En fait, c’était « pas catastrophique », voilà, ce que pourtant j’étais sûre que ça allait être. Mais pas exactement brillant non plus. Pour vous dire, même à l’examen de la vue, c’était pas terrible.



Deuxième tentative (la bonne), deuxième post, daté du... 27 novembre 2007. Je vous laisse imaginer les dizaines d'heures qui ont séparer les deux tentatives. Peut mieux faire (j'ai une circonstance atténuante : je suis enceinte jusqu'aux yeux).


Mon permis de conduire, c’est un peu le fil rouge de mes dernières années.

Sans rire, ma toute première inscription dans une auto-école remonte à 2004. Depuis, j’ai fait 4 établissements, plus de 100 heures de conduite, 3 essais pratiques et ça m’ (nous) a coûté 3000 euros au bas mot, très bas mot, ça fait longtemps que je ne compte plus...

Le 26 novembre, je repasse sur le grill.

J’ai commencé par nous perdre pour aller au centre d’examen, mon mari, éreinté par des heures et des jours de trajet à me traîner, fulmine effroyablement. Quand on finit par trouver le lieu de départ de l'examen, une heure avant mon passage, je suis au bord des larmes.

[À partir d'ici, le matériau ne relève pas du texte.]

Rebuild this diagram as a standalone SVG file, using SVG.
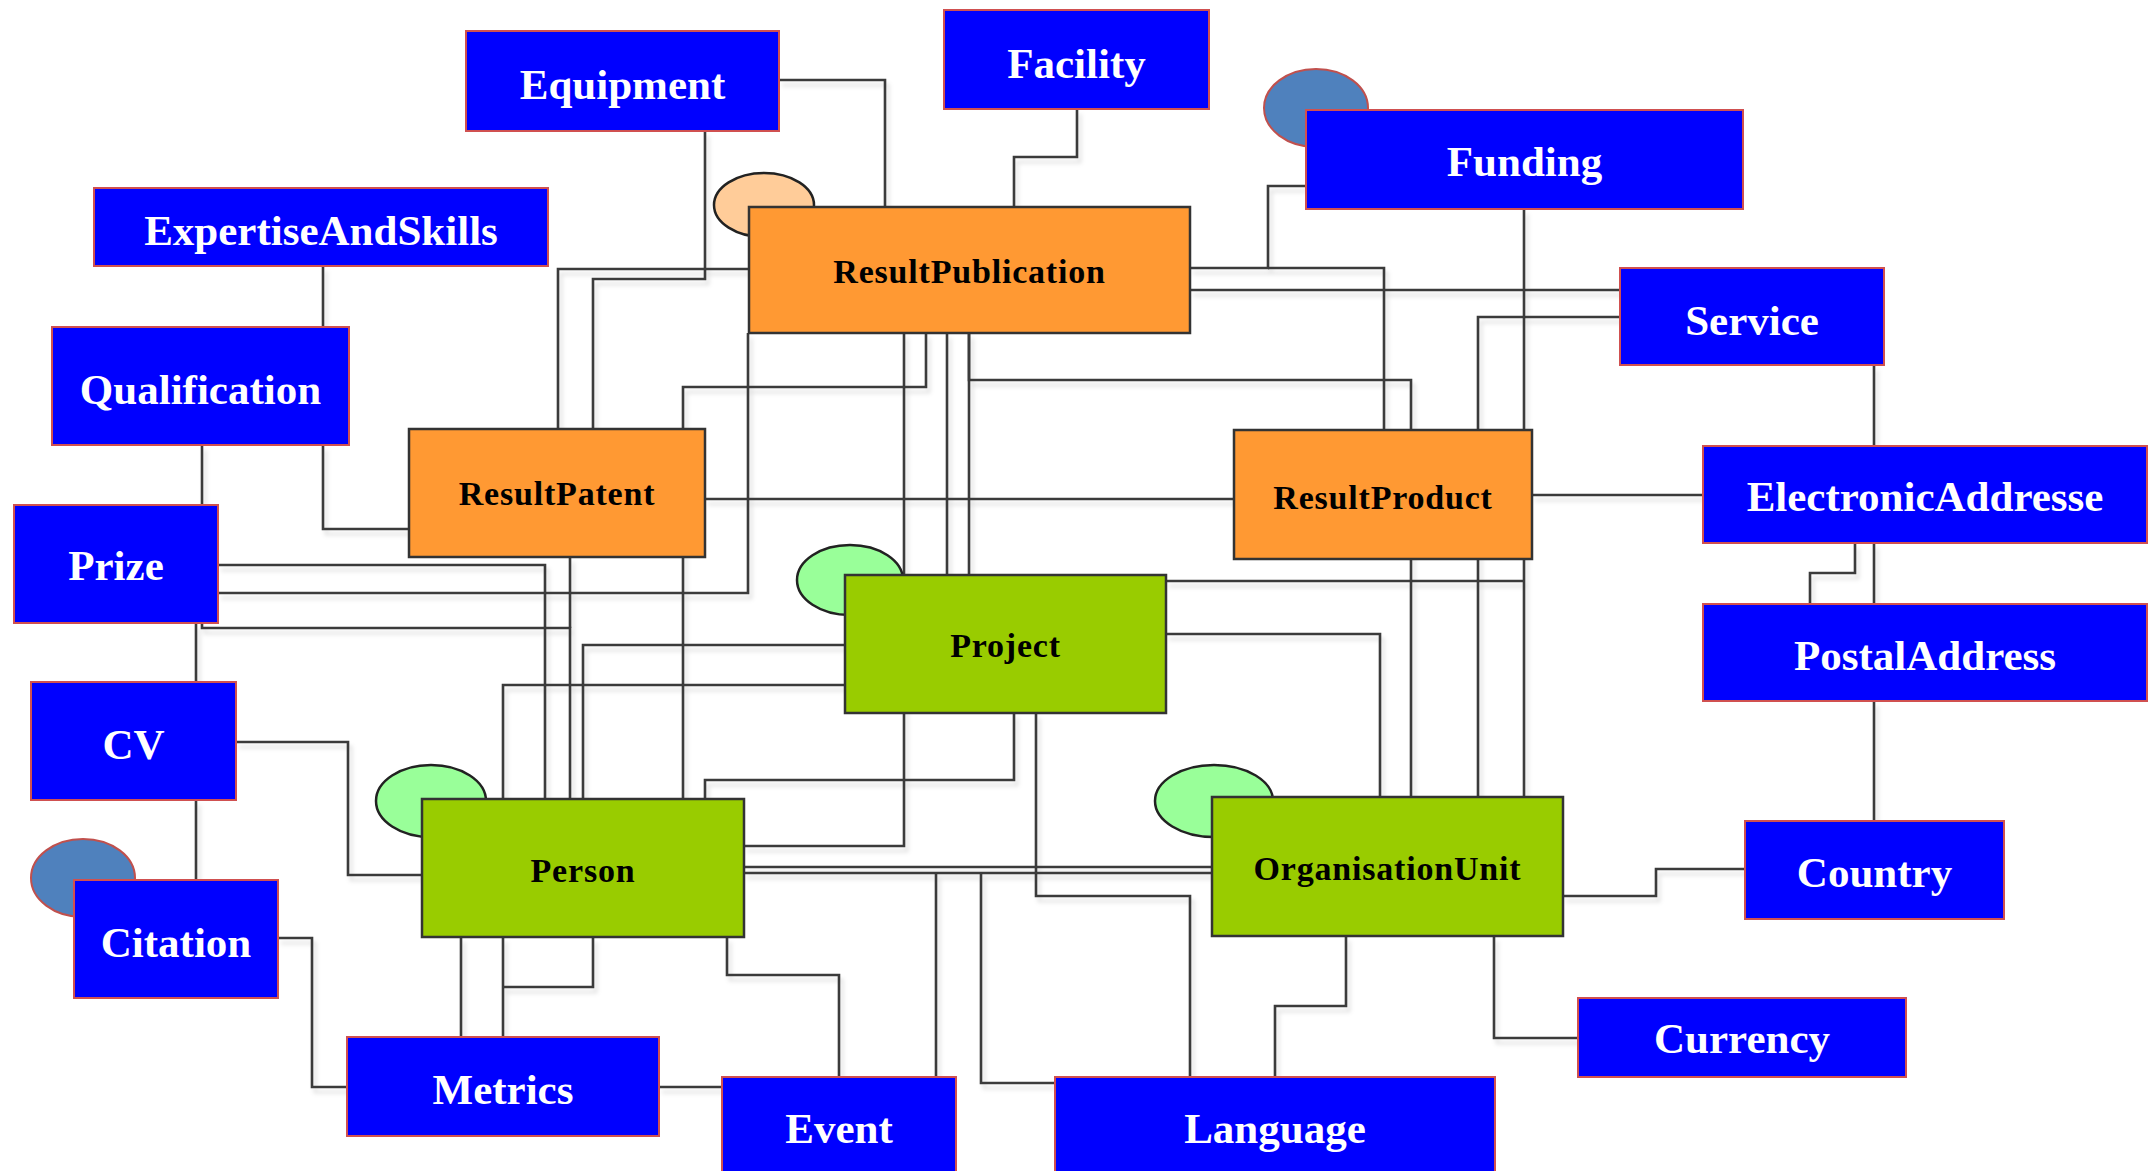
<svg xmlns="http://www.w3.org/2000/svg" width="2154" height="1171" viewBox="0 0 2154 1171">
<defs>
<filter id="sh" x="-5%" y="-5%" width="110%" height="110%">
<feDropShadow dx="3" dy="5" stdDeviation="2" flood-color="#000" flood-opacity="0.13"/>
</filter>
<style>
.bg{fill:#ffffff}
.conn path{fill:none;stroke:#3a3a3a;stroke-width:2.6}
.blue rect{fill:#0000ff;stroke:#d05050;stroke-width:2}
.blue text{fill:#ffffff;font-family:"Liberation Serif","Times New Roman",serif;font-weight:bold;font-size:43px;text-anchor:middle}
.orange rect{fill:#ff9933;stroke:#333333;stroke-width:2.5}
.green rect{fill:#99cc00;stroke:#333333;stroke-width:2.5}
.ent text{fill:#000000;font-family:"Liberation Serif","Times New Roman",serif;font-weight:bold;font-size:34px;letter-spacing:0.8px;text-anchor:middle}
.cb{fill:#4f81bd;stroke:#c0504d;stroke-width:2}
.cg{fill:#99ff99;stroke:#222222;stroke-width:2.5}
.cp{fill:#ffcc99;stroke:#222222;stroke-width:2.5}
</style>
</defs>
<rect class="bg" x="0" y="0" width="2154" height="1171"/>
<g id="connectors" class="conn" filter="url(#sh)">
<path d="M779,80 H885 V207"/>
<path d="M705,131 V279 H593 V429"/>
<path d="M749,269 H558 V429"/>
<path d="M1077,109 V157 H1014 V207"/>
<path d="M1306,186 H1268 V268 H1190"/>
<path d="M1268,268 H1384 V430"/>
<path d="M1190,290 H1620"/>
<path d="M1620,317 H1478 V797"/>
<path d="M1524,209 V797"/>
<path d="M1524,581 H1166"/>
<path d="M969,333 V380 H1411 V797"/>
<path d="M969,333 V575"/>
<path d="M947,333 V575"/>
<path d="M904,333 V846 H744"/>
<path d="M926,333 V387 H683 V799"/>
<path d="M218,593 H748 V333"/>
<path d="M218,565 H545 V799"/>
<path d="M202,623 V628 H570 V799"/>
<path d="M570,557 V628"/>
<path d="M845,645 H583 V799"/>
<path d="M845,685 H503 V799"/>
<path d="M1014,713 V780 H705 V799"/>
<path d="M1036,713 V896 H1190 V1077"/>
<path d="M1166,634 H1380 V797"/>
<path d="M705,499 H1234"/>
<path d="M1532,495 H1703"/>
<path d="M323,266 V327"/>
<path d="M202,445 V505"/>
<path d="M323,445 V529 H409"/>
<path d="M196,623 V682"/>
<path d="M196,800 V880"/>
<path d="M236,742 H348 V875 H422"/>
<path d="M278,938 H312 V1087 H347"/>
<path d="M461,937 V1037"/>
<path d="M503,937 V1037"/>
<path d="M593,937 V987 H503"/>
<path d="M659,1087 H722"/>
<path d="M727,937 V975 H839 V1077"/>
<path d="M744,867 H1212"/>
<path d="M744,873 H1212"/>
<path d="M936,873 V1077"/>
<path d="M981,873 V1083 H1055"/>
<path d="M1346,936 V1006 H1275 V1077"/>
<path d="M1494,936 V1038 H1578"/>
<path d="M1563,896 H1656 V869 H1745"/>
<path d="M1874,701 V821"/>
<path d="M1874,543 V604"/>
<path d="M1855,543 V573 H1810 V604"/>
<path d="M1874,365 V446"/>
</g>
<g id="node-equipment" class="blue"><rect x="466" y="31" width="313" height="100"/><text x="622.5" y="99">Equipment</text></g>
<g id="node-facility" class="blue"><rect x="944" y="10" width="265" height="99"/><text x="1076.5" y="78">Facility</text></g>
<g id="node-funding" class="blue"><ellipse class="cb" cx="1316" cy="108" rx="52" ry="39"/><rect x="1306" y="110" width="437" height="99"/><text x="1524.5" y="176">Funding</text></g>
<g id="node-expertise" class="blue"><rect x="94" y="188" width="454" height="78"/><text x="321" y="245">ExpertiseAndSkills</text></g>
<g id="node-qualification" class="blue"><rect x="52" y="327" width="297" height="118"/><text x="200.5" y="404">Qualification</text></g>
<g id="node-prize" class="blue"><rect x="14" y="505" width="204" height="118"/><text x="116" y="580">Prize</text></g>
<g id="node-cv" class="blue"><rect x="31" y="682" width="205" height="118"/><text x="133.5" y="759">CV</text></g>
<g id="node-citation" class="blue"><ellipse class="cb" cx="83" cy="878" rx="52" ry="39"/><rect x="74" y="880" width="204" height="118"/><text x="176" y="957">Citation</text></g>
<g id="node-metrics" class="blue"><rect x="347" y="1037" width="312" height="99"/><text x="503" y="1104">Metrics</text></g>
<g id="node-event" class="blue"><rect x="722" y="1077" width="234" height="100"/><text x="839" y="1143">Event</text></g>
<g id="node-language" class="blue"><rect x="1055" y="1077" width="440" height="100"/><text x="1275" y="1143">Language</text></g>
<g id="node-currency" class="blue"><rect x="1578" y="998" width="328" height="79"/><text x="1742" y="1053">Currency</text></g>
<g id="node-country" class="blue"><rect x="1745" y="821" width="259" height="98"/><text x="1874.5" y="887">Country</text></g>
<g id="node-postaladdress" class="blue"><rect x="1703" y="604" width="444" height="97"/><text x="1925" y="670">PostalAddress</text></g>
<g id="node-electronicaddresse" class="blue"><rect x="1703" y="446" width="444" height="97"/><text x="1925" y="511">ElectronicAddresse</text></g>
<g id="node-service" class="blue"><rect x="1620" y="268" width="264" height="97"/><text x="1752" y="335">Service</text></g>
<g id="node-resultpublication" class="orange ent"><ellipse class="cp" cx="764" cy="205" rx="50" ry="32"/><rect x="749" y="207" width="441" height="126"/><text x="969.5" y="283">ResultPublication</text></g>
<g id="node-resultpatent" class="orange ent"><rect x="409" y="429" width="296" height="128"/><text x="557" y="505">ResultPatent</text></g>
<g id="node-resultproduct" class="orange ent"><rect x="1234" y="430" width="298" height="129"/><text x="1383" y="509">ResultProduct</text></g>
<g id="node-project" class="green ent"><ellipse class="cg" cx="850" cy="580" rx="53" ry="35"/><rect x="845" y="575" width="321" height="138"/><text x="1005.5" y="657">Project</text></g>
<g id="node-person" class="green ent"><ellipse class="cg" cx="431" cy="801" rx="55" ry="36"/><rect x="422" y="799" width="322" height="138"/><text x="583" y="882">Person</text></g>
<g id="node-organisationunit" class="green ent"><ellipse class="cg" cx="1214" cy="801" rx="59" ry="36"/><rect x="1212" y="797" width="351" height="139"/><text x="1387.5" y="880">OrganisationUnit</text></g>
</svg>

Les dernières heures de conduite ont été des catastrophes, mon nouveau ventre a bouleversé tous mes réglages de siège et rétros, déjà laborieux vu mon format, et j’ai l’impression de conduire comme au premier jour, aussi bien qu’une savate sourde et aveugle.

Le monsieur à côté de moi, est avenant comme une tempête de neige qui pointe à l’horizon, ma monitrice, derrière lui, a pris une feuille qu’elle a titré de mon prénom et attend, stylo à la main, que je faute.

Il pleut, il est 10 heures.

Installation. Je pense même à mettre en route les essuie-glace, accessoires dont je me passe incroyablement bien d’habitude, tant je suis concentrée sur ce qui se passe de l’autre côté de mon pare-brise.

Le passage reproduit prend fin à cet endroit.